*What you will do*.
Print exactly what lies from the line with "Write a component" down to the line with "Serif', 'Times New", counting both of those lines, but not the pictures.
:::
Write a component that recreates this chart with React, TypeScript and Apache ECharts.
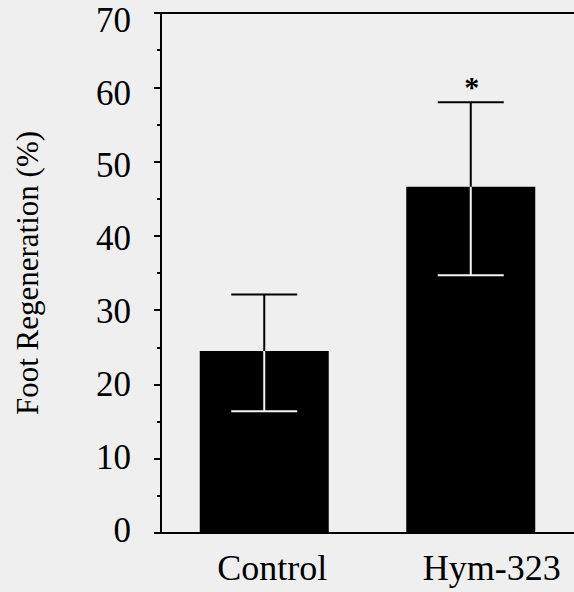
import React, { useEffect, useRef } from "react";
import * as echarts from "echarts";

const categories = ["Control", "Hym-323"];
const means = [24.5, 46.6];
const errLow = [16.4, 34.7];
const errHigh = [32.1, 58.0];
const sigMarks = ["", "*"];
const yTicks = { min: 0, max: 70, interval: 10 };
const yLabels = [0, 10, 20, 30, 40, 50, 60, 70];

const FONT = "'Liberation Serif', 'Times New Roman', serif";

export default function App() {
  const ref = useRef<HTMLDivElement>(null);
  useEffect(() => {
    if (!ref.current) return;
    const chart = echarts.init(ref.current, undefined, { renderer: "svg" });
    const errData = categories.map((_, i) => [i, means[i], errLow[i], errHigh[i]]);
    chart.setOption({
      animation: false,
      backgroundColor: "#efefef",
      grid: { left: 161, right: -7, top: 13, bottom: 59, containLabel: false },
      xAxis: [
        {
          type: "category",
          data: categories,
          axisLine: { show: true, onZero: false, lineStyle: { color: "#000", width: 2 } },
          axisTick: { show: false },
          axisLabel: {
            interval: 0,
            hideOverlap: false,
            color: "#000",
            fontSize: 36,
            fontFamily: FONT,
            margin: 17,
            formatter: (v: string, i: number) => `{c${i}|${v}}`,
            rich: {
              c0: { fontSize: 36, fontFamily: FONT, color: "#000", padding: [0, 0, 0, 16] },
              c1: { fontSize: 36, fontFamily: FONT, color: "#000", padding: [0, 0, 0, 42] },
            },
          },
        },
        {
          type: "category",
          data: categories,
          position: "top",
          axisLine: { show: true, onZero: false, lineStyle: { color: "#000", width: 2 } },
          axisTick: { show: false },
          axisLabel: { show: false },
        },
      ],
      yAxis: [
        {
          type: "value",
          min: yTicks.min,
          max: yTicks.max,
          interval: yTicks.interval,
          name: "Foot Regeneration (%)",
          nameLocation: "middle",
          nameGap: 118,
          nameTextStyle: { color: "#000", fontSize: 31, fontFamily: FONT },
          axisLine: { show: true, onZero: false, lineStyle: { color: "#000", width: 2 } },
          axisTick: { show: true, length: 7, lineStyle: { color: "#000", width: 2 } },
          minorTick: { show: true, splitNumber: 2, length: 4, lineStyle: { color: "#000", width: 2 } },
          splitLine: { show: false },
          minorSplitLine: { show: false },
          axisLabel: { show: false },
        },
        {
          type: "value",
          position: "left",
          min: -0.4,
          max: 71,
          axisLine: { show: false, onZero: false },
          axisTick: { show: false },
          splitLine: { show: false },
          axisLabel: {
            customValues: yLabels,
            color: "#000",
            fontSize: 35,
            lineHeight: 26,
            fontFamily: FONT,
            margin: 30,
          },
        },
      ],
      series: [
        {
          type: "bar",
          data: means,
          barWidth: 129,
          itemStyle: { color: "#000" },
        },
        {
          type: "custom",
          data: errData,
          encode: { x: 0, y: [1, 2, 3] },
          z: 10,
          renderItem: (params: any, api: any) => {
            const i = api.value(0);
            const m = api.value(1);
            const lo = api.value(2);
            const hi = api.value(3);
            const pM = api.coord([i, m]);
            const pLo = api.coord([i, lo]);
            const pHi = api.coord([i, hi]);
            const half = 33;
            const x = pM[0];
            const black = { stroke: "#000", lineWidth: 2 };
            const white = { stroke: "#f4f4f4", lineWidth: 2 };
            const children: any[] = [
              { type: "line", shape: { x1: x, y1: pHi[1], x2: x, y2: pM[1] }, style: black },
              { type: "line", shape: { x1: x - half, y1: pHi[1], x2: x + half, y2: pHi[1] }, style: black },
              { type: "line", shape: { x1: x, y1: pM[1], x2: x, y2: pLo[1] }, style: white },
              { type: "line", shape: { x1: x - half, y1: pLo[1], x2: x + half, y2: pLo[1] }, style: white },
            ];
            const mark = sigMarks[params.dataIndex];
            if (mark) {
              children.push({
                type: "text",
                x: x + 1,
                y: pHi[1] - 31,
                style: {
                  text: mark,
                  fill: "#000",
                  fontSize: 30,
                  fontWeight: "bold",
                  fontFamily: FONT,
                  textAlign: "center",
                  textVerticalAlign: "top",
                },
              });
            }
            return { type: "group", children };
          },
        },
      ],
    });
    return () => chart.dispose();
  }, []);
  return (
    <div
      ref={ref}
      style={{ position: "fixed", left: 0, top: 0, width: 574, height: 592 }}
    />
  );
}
:::
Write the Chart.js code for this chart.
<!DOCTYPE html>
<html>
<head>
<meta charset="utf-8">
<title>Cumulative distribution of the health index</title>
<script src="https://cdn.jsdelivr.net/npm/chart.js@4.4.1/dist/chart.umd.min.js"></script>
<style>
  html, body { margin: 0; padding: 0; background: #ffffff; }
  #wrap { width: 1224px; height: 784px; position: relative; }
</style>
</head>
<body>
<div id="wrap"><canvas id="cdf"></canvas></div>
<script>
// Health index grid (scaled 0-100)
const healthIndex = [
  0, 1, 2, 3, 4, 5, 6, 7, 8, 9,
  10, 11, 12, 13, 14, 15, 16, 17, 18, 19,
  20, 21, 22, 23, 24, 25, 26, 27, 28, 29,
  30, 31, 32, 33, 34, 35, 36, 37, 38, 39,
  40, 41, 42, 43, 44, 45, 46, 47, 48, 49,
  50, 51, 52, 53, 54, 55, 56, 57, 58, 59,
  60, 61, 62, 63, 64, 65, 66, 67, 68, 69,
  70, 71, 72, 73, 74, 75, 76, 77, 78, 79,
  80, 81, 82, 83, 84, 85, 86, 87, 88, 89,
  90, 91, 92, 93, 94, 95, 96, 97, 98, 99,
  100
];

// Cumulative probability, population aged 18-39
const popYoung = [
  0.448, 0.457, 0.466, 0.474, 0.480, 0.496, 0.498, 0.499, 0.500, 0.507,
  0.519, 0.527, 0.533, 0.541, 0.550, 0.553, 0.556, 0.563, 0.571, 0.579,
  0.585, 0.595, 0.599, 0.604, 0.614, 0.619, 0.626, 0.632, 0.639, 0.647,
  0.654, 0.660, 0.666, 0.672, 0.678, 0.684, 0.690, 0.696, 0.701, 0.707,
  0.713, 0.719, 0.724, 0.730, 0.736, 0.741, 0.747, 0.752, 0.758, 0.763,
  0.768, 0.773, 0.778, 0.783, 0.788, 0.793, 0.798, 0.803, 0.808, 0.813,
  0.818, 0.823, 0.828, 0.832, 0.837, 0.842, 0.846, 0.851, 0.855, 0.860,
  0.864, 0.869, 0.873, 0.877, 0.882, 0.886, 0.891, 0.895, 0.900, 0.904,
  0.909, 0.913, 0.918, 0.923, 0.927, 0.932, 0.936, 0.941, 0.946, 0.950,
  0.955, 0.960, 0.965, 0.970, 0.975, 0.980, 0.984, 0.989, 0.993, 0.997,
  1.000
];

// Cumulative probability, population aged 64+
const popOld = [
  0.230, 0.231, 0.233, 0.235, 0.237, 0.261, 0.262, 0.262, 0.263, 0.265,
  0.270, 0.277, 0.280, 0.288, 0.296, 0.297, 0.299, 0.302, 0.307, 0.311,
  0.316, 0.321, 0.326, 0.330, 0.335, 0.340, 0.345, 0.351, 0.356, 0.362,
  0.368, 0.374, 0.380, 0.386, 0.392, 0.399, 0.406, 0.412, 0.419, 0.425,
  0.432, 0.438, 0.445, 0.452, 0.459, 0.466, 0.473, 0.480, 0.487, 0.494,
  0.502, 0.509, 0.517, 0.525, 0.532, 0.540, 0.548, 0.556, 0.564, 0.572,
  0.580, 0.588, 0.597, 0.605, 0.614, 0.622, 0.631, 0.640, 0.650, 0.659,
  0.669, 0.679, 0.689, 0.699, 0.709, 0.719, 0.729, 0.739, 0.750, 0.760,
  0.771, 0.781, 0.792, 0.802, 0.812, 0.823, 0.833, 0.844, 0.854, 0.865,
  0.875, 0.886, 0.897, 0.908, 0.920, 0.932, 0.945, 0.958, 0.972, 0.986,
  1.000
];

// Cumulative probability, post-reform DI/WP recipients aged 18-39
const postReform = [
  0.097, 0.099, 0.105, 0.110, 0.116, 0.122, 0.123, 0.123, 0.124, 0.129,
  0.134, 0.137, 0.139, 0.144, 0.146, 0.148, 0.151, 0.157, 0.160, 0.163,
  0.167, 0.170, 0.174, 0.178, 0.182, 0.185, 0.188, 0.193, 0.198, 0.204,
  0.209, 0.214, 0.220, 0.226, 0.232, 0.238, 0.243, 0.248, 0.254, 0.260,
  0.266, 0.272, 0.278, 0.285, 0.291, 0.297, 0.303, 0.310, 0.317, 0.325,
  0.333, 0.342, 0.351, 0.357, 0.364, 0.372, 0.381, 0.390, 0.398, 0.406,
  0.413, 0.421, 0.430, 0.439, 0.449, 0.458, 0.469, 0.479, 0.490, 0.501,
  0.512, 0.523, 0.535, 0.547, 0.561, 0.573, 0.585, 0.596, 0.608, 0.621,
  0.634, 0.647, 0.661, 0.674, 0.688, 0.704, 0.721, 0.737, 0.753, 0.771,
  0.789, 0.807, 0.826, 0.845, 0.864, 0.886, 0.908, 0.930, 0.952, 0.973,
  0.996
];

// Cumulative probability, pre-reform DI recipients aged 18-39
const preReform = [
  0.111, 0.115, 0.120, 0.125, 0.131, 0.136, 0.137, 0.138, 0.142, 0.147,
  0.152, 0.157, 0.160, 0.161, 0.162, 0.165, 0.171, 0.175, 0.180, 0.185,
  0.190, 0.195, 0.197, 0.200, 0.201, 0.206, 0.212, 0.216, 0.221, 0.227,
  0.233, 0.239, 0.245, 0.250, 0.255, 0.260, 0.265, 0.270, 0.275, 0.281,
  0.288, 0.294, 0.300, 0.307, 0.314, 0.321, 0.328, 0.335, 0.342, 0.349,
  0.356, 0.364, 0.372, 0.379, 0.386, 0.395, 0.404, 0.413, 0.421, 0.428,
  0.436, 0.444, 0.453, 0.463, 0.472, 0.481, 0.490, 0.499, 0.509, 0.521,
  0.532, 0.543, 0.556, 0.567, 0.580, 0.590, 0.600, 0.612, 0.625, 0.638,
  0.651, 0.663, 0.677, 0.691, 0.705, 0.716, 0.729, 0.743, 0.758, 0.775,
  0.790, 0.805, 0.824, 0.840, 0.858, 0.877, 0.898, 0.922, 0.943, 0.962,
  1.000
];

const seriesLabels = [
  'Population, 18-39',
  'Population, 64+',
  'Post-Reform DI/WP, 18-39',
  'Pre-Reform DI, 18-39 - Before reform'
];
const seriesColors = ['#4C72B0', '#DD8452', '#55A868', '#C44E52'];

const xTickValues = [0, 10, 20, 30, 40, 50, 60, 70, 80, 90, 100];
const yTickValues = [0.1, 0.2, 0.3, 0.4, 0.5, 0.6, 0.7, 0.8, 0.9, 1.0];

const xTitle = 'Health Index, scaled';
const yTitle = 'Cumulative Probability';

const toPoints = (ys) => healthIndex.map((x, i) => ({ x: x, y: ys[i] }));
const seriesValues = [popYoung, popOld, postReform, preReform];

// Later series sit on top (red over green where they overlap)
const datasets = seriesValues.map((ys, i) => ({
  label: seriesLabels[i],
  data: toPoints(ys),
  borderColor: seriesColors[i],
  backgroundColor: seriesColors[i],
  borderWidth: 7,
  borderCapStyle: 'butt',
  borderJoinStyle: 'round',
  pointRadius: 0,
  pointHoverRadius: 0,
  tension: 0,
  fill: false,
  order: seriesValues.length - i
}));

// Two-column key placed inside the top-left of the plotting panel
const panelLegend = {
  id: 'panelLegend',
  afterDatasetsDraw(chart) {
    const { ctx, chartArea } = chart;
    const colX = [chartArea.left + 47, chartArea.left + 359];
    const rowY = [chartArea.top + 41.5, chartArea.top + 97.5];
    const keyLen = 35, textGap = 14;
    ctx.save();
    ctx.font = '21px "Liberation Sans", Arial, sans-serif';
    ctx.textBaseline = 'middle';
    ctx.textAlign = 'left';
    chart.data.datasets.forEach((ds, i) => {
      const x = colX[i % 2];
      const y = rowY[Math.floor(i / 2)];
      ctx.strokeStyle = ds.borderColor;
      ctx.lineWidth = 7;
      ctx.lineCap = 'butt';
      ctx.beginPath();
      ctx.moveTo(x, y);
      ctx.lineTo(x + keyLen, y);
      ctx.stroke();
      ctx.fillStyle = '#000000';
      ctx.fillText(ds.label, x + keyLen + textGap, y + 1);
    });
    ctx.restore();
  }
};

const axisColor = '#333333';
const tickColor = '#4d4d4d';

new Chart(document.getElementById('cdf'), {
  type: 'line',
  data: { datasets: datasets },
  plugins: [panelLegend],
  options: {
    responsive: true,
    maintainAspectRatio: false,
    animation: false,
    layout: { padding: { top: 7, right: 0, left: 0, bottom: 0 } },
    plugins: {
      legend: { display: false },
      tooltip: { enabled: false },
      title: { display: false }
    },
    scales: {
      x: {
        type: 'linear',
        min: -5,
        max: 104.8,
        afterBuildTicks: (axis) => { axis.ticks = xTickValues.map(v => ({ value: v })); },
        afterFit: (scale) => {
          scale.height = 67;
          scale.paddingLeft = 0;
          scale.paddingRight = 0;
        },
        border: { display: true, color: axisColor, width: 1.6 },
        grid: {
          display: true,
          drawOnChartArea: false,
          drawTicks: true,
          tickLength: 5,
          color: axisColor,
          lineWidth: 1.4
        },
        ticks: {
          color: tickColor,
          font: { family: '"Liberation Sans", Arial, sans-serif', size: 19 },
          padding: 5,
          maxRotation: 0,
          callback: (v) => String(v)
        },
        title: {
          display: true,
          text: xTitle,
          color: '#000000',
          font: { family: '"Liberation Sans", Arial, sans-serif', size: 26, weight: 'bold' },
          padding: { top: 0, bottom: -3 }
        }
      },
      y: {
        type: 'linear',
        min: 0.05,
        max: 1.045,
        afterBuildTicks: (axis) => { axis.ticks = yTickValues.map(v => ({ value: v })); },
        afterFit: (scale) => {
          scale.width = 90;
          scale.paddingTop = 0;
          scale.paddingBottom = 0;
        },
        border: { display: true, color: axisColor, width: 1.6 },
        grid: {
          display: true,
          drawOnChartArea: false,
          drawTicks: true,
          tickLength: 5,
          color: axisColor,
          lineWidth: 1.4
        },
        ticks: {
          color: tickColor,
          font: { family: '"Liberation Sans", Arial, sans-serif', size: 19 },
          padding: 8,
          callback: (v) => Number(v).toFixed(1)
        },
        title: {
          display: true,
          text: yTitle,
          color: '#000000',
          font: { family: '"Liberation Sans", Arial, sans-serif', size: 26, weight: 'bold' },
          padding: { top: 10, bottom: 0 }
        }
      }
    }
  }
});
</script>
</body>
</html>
:::
*Complete output*.
Write a component that recreates this chart with React, TypeScript and Apache ECharts.
import React, { useEffect, useRef } from "react";
import * as echarts from "echarts";

const categories = ["Control", "Hym-323"];
const means = [24.5, 46.6];
const errLow = [16.4, 34.7];
const errHigh = [32.1, 58.0];
const sigMarks = ["", "*"];
const yTicks = { min: 0, max: 70, interval: 10 };
const yLabels = [0, 10, 20, 30, 40, 50, 60, 70];

const FONT = "'Liberation Serif', 'Times New Roman', serif";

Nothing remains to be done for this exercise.